**STATED GOAL**:
Quote all lines below exactly. Images stay out.
══ RECORDED INFORMATION
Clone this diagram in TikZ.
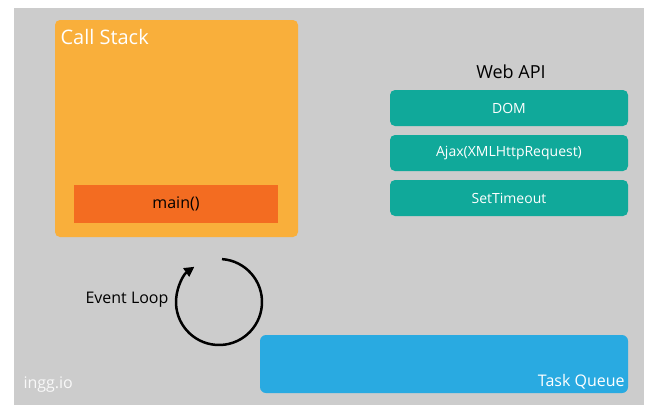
\documentclass[tikz,border=0pt]{standalone}
\usepackage{fontspec}
\setmainfont{Open Sans}
\usetikzlibrary{arrows.meta,calc}
\definecolor{bggray}{HTML}{CCCCCC}
\definecolor{stackorange}{HTML}{F9AF3B}
\definecolor{mainorange}{HTML}{F36C21}
\definecolor{apiteal}{HTML}{10A99A}
\definecolor{queueblue}{HTML}{29AAE1}
\begin{document}
\begin{tikzpicture}[x=1pt,y=-1pt]
% styles
\tikzstyle{api} = [fill=apiteal, rounded corners=5pt, text=white,
	minimum width=238pt, minimum height=36pt, font=\fontsize{14}{16}\selectfont];
\tikzstyle{plain} = [draw=none,fill=none, font=\fontsize{16}{18}\selectfont];
\useasboundingbox (0,0) rectangle (659,418);
\fill[bggray] (14,8) rectangle (644,405);
% call stack
\node[fill=stackorange, rounded corners=5pt, minimum width=243pt, minimum height=217pt] (stack) at (176.5,128.5) {};
\node[plain, anchor=west, text=white, font=\fontsize{20}{22}\selectfont] (stacklbl) at (57,37) {Call Stack};
\node[fill=mainorange, minimum width=204pt, minimum height=38pt, font=\fontsize{16}{18}\selectfont] (main) at (176,204) {main()};
% web api
\node[plain, font=\fontsize{18}{20}\selectfont] (webapi) at (511,72) {Web API};
\node[api] (dom) at (509,108) {DOM};
\node[api] (ajax) at (509,153) {Ajax(XMLHttpRequest)};
\node[api] (timeout) at (509,198) {SetTimeout};
% event loop
\coordinate (loop) at (219,302);
\draw[line width=2.5pt, -{Triangle[length=10pt,width=10pt]}] ($(loop)+(-86:43)$) arc[start angle=-86, end angle=235, radius=43];
\node[plain, anchor=east] (looplbl) at (172,300) {Event Loop};
% task queue
\node[fill=queueblue, rounded corners=6pt, minimum width=368pt, minimum height=58pt] (queue) at (444,364) {};
\node[plain, anchor=south east, text=white] (queuelbl) at (queue.south east) {Task Queue};
\node[plain, anchor=west, text=white!88!bggray] (mark) at (20,385) {ingg.io};
\end{tikzpicture}
\end{document}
════
**THE OUTPUT**:
Clone this diagram in TikZ.
\documentclass[tikz,border=0pt]{standalone}
\usepackage{fontspec}
\setmainfont{Open Sans}
\usetikzlibrary{arrows.meta,calc}
\definecolor{bggray}{HTML}{CCCCCC}
\definecolor{stackorange}{HTML}{F9AF3B}
\definecolor{mainorange}{HTML}{F36C21}
\definecolor{apiteal}{HTML}{10A99A}
\definecolor{queueblue}{HTML}{29AAE1}
\begin{document}
\begin{tikzpicture}[x=1pt,y=-1pt]
% styles
\tikzstyle{api} = [fill=apiteal, rounded corners=5pt, text=white,
	minimum width=238pt, minimum height=36pt, font=\fontsize{14}{16}\selectfont];
\tikzstyle{plain} = [draw=none,fill=none, font=\fontsize{16}{18}\selectfont];
\useasboundingbox (0,0) rectangle (659,418);
\fill[bggray] (14,8) rectangle (644,405);
% call stack
\node[fill=stackorange, rounded corners=5pt, minimum width=243pt, minimum height=217pt] (stack) at (176.5,128.5) {};
\node[plain, anchor=west, text=white, font=\fontsize{20}{22}\selectfont] (stacklbl) at (57,37) {Call Stack};
\node[fill=mainorange, minimum width=204pt, minimum height=38pt, font=\fontsize{16}{18}\selectfont] (main) at (176,204) {main()};
% web api
\node[plain, font=\fontsize{18}{20}\selectfont] (webapi) at (511,72) {Web API};
\node[api] (dom) at (509,108) {DOM};
\node[api] (ajax) at (509,153) {Ajax(XMLHttpRequest)};
\node[api] (timeout) at (509,198) {SetTimeout};
% event loop
\coordinate (loop) at (219,302);
\draw[line width=2.5pt, -{Triangle[length=10pt,width=10pt]}] ($(loop)+(-86:43)$) arc[start angle=-86, end angle=235, radius=43];
\node[plain, anchor=east] (looplbl) at (172,300) {Event Loop};
% task queue
\node[fill=queueblue, rounded corners=6pt, minimum width=368pt, minimum height=58pt] (queue) at (444,364) {};
\node[plain, anchor=south east, text=white] (queuelbl) at (queue.south east) {Task Queue};
\node[plain, anchor=west, text=white!88!bggray] (mark) at (20,385) {ingg.io};
\end{tikzpicture}
\end{document}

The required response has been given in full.